Flexing Our Muscles in Sports Data. Can the North be the Best?

ODI Door

Using street light data for a running game; encouraging a whole city to whistle; and ordinary folk defining art for Leeds City Council – there was plenty of inspiration for how we might establish our sporting prowess at an open data event recently.


With next year’s Rugby World Cup, the Tour de Yorkshire and my being a sporty so and so, the event, Sport in Numbers: Exploring What Makes A Great Sporting City, caught my eye.


Organised by the Leeds Data Mill, it was hosted by some of the most creative innovators in the city. This time, even more had made it from across the Pennines. The third in a series following similar around culture and health, this was the first with the Greater Manchester Data Synchronisation Programme. Woo.

Set in the home of the ODI Leeds, the beautiful top floor of the fantastic Munro House (smack bank in Leeds City Centre and opposite the BBC), I was looking forward to the day. The top floor is light and airy, overlooks the city and is bursting with creative new businesses. With a great café and bookshop on the ground floor, what was not to like?

The ODI Leeds were new to me but we received a welcome from Paul Connell from Actuated Futures who runs it. The fifty or so delegates heard it is a place to collaborate, host training, events and accommodate new open data businesses. We heard how Leeds is leading the way working on projects with Leeds City Council, Bradford Metropolitan Council, West Yorkshire Combined Authority, Bloom Agency, Arup and Leeds Innovation Health Hub. We heard how the place is opening for co-working on Thursdays. Get in.


The council’s Data Mill reiterated the consensus that using open data can help us make better decisions and create new services. We just needed to work out how to do so. Ouch!


A series of lightning talks followed. As well as our Manchester brethren we had folk from London, the BBC, Derby, York and Brussels.

Tom Rowlands from FutureEverything discussed the Greater Manchester Data Synchronisation Programme. Imran Younis, Creator of Light Raider explained about using street light data for a sports app to help people get fit. Paul Lemon, from the BBC talked about the delivery of sports data feeds and content. Thomas Laureyssens, LUCA arts – KU Leuven, showed us his urban game with sparrows which light up when you whistle.
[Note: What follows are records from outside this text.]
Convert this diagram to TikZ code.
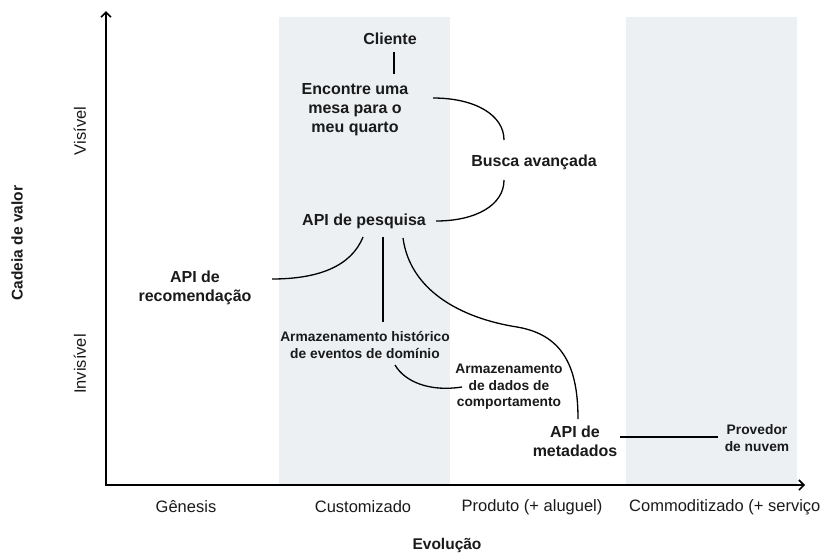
\documentclass[tikz,border=0pt]{standalone}
\usepackage{fontspec}
\setmainfont{Liberation Sans}
\usetikzlibrary{arrows.meta,calc}
\definecolor{band}{HTML}{EDF0F3}
\definecolor{ink}{HTML}{1A1A1A}
\begin{document}
\begin{tikzpicture}[x=1pt,y=-1pt,
  lbl/.style={font=\fontsize{16}{19}\selectfont\bfseries, align=center, inner sep=0pt, text=ink},
  sml/.style={font=\fontsize{13.8}{16.5}\selectfont\bfseries, align=center, inner sep=0pt, text=ink},
  axl/.style={font=\fontsize{16.5}{19}\selectfont, inner sep=0pt, text=ink},
  ttl/.style={font=\fontsize{15.5}{18}\selectfont\bfseries, inner sep=0pt, text=ink},
  conn/.style={draw=black, line width=1.3pt},
  axis/.style={draw=black, line width=1.6pt, line join=miter,
    {Straight Barb[length=5pt,width=10pt]}-{Straight Barb[length=5pt,width=10pt]}}]

\useasboundingbox (0,0) rectangle (829,555);
\clip (0,0) rectangle (829,555);

% evolution stage bands
\fill[band] (279,17) rectangle (450,485);
\fill[band] (626,17) rectangle (797,485);

% axes
\coordinate (ytop) at (106,11);
\coordinate (orig) at (106,485);
\coordinate (xend) at (805,485);
\draw[axis] (ytop) -- (orig) -- (xend);

% axis labels
\node[axl] (gen) at (186,507) {Gênesis};
\node[axl] (cus) at (363,507) {Customizado};
\node[axl] (pro) at (532,507) {Produto (+ aluguel)};
\node[axl, anchor=west] (com) at (629,507) {Commoditizado (+ serviço};
\node[ttl] (evo) at (447,545) {Evolução};
\node[ttl, rotate=90] (cad) at (17,243) {Cadeia de valor};
\node[axl, rotate=90] (vis) at (80,131) {Visível};
\node[axl, rotate=90] (inv) at (80,364) {Invisível};

% components
\node[lbl] (cli) at (390,39) {Cliente};
\node[lbl] (enc) at (355,110) {Encontre uma\\mesa para o\\meu quarto};
\node[lbl] (bus) at (534,162) {Busca avançada};
\node[lbl] (api) at (364,221) {API de pesquisa};
\node[lbl] (rec) at (195,288) {API de\\recomendação};
\node[sml] (his) at (365,345) {Armazenamento histórico\\de eventos de domínio};
\node[sml] (dat) at (509,387) {Armazenamento\\de dados de\\comportamento};
\node[lbl] (met) at (575,441) {API de\\metadados};
\node[sml] (prv) at (757,438) {Provedor\\de nuvem};

% dependencies
\draw[conn] ($(cli)+(4,13)$) -- ($(enc)+(39,-36)$);
\draw[conn] ($(enc)+(78,-12)$) .. controls +(42,0) and +(0,-25) .. ($(bus)+(-30,-22)$);
\draw[conn] ($(bus)+(-30,18)$) .. controls +(0,25) and +(40,0) .. ($(api)+(72,0)$);
\draw[conn] ($(api)+(-1,16)$) .. controls +(-12,30) and +(45,0) .. ($(rec)+(77,-9)$);
\draw[conn] ($(api)+(19,16)$) -- ($(his)+(18,-23)$);
\draw[conn] ($(api)+(39,17)$) .. controls +(7,52) and +(-57,-9) .. (517,327)
  .. controls +(48,8) and +(0,-49) .. ($(met)+(3,-22)$);
\draw[conn] ($(his)+(30,20)$) .. controls +(10,17) and +(-32,5) .. ($(dat)+(-47,0)$);
\draw[conn] ($(met)+(45,-4)$) -- ($(prv)+(-39,-1)$);
\end{tikzpicture}
\end{document}
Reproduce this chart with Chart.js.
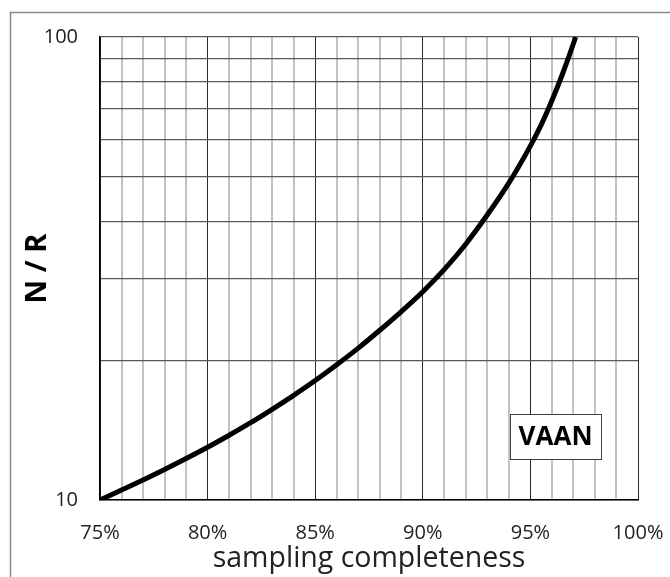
<!DOCTYPE html>
<html>
<head>
<meta charset="utf-8">
<script src="https://cdn.jsdelivr.net/npm/chart.js@4.4.0/dist/chart.umd.min.js"></script>
<style>
  html, body { margin: 0; padding: 0; background: #fff; }
  #wrap { width: 670px; height: 577px; }
</style>
</head>
<body>
<div id="wrap"><canvas id="chart" width="670" height="577"></canvas></div>
<script>
  'use strict';

  // sampling completeness (%) and N/R
  var completeness = [75, 76, 77, 78, 79, 80, 81, 82, 83, 84, 85, 86, 87, 88, 89, 90, 91, 92, 93, 94, 95, 95.5, 96, 96.5, 97, 97.1];
  var nrValues = [10, 10.51, 11.05, 11.64, 12.29, 13.0, 13.8, 14.69, 15.7, 16.83, 18.11, 19.59, 21.28, 23.26, 25.53, 28.18, 31.48, 35.73, 41.3, 48.4, 58.2, 64.6, 72.9, 83.4, 96.8, 100];

  var xLabelTicks = [75, 80, 85, 90, 95, 100];
  var yGridValues = [10, 20, 30, 40, 50, 60, 70, 80, 90, 100];
  var yLabelTicks = [10, 100];
  var boxLabel = 'VAAN';

  var FONT = "'Open Sans', 'Noto Sans', sans-serif";

  var points = completeness.map(function(x, i) {
    return { x: x, y: nrValues[i] };
  });

  // grey frame round the whole figure
  var framePlugin = {
    id: 'frame',
    beforeDraw: function(chart) {
      var ctx = chart.ctx;
      ctx.save();
      ctx.fillStyle = '#fff';
      ctx.fillRect(0, 0, chart.width, chart.height);
      ctx.strokeStyle = '#8a8a8a';
      ctx.lineWidth = 1.5;
      ctx.strokeRect(10.5, 12.5, 700, 600);
      ctx.restore();
    }
  };

  // labelled box in the lower right corner
  var boxPlugin = {
    id: 'vaanBox',
    afterDatasetsDraw: function(chart) {
      var ctx = chart.ctx;
      var cx = chart.scales.x.getPixelForValue(96.17);
      var cy = chart.scales.y.getPixelForValue(13.7);
      var w = 91, h = 45;
      ctx.save();
      ctx.fillStyle = '#fff';
      ctx.fillRect(cx - w / 2, cy - h / 2, w, h);
      ctx.strokeStyle = '#404040';
      ctx.lineWidth = 1;
      ctx.strokeRect(Math.round(cx - w / 2) + 0.5, Math.round(cy - h / 2) + 0.5, w, h);
      ctx.fillStyle = '#000';
      ctx.font = "bold 26px " + FONT;
      ctx.textAlign = 'center';
      ctx.textBaseline = 'middle';
      ctx.fillText(boxLabel, cx, cy + 1);
      ctx.restore();
    }
  };

  new Chart(document.getElementById('chart'), {
    type: 'line',
    data: {
      datasets: [{
        data: points,
        borderColor: '#000',
        borderWidth: 5,
        pointRadius: 0,
        fill: false,
        cubicInterpolationMode: 'monotone'
      }]
    },
    options: {
      responsive: false,
      animation: false,
      devicePixelRatio: 1,
      layout: { padding: { left: 0, right: 32, top: 37, bottom: 0 } },
      plugins: {
        legend: { display: false },
        tooltip: { enabled: false }
      },
      scales: {
        x: {
          type: 'linear',
          min: 75,
          max: 100,
          afterFit: function(scale) {
            scale.height = 77;
            scale.paddingLeft = 0;
            scale.paddingRight = 0;
          },
          ticks: {
            stepSize: 1,
            autoSkip: false,
            maxRotation: 0,
            padding: 21,
            color: '#222',
            font: { family: FONT, size: 20 },
            callback: function(v) {
              return xLabelTicks.indexOf(v) >= 0 ? v + '%' : '';
            }
          },
          grid: {
            drawTicks: false,
            color: function(c) {
              return xLabelTicks.indexOf(c.tick.value) >= 0 ? '#2a2a2a' : '#c2c2c2';
            },
            lineWidth: function(c) {
              return xLabelTicks.indexOf(c.tick.value) >= 0 ? 1 : 2;
            }
          },
          border: { color: '#000', width: 1.5 },
          title: {
            display: true,
            text: 'sampling completeness',
            color: '#222',
            font: { family: FONT, size: 28.5 },
            padding: { top: 0, bottom: 1 }
          }
        },
        y: {
          type: 'logarithmic',
          min: 10,
          max: 100,
          afterFit: function(scale) { scale.width = 100; },
          afterBuildTicks: function(scale) {
            scale.ticks = yGridValues.map(function(v) { return { value: v }; });
          },
          ticks: {
            padding: 22,
            color: '#222',
            font: { family: FONT, size: 20 },
            callback: function(v) {
              return yLabelTicks.indexOf(v) >= 0 ? String(v) : '';
            }
          },
          grid: {
            drawTicks: false,
            color: '#5a5a5a',
            lineWidth: 1.2
          },
          border: { color: '#000', width: 1.5 },
          title: {
            display: true,
            text: 'N / R',
            color: '#000',
            font: { family: FONT, size: 29, weight: 'bold' },
            padding: { top: 20, bottom: 0 }
          }
        }
      }
    },
    plugins: [framePlugin, boxPlugin]
  });
</script>
</body>
</html>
Jamie Whyte, Data Innovation Officer from Trafford City Council and home to several not inconsequential cricket and football clubs, explained what he has done so far. Mischief maker and pioneer Phil Campbell sold us the virtues of living with a gigabyte bandwith, reshaping the high street, and the need to be 24/7. Leeds Arts Crawl wowed us with their open data game using us folk to define public art, space and audiences for the council. In the afternoon, things took a more interactive and philosophical turn with Alastair Somerville from Acuity Design. How safe did we feel using the data? Could we work out an activity from the data provided? Did we need more data journalists?


Some things were clear, some less so. A definite was there were great people in the room, even better projects and it was the best buffet lunch in Leeds.

Thomas Laureyssens summed it up when he said: “Games can do amazing things. People can look each other in the eye and collaborate without any fear.”

Food for thought indeed. Can’t wait to see what’s next.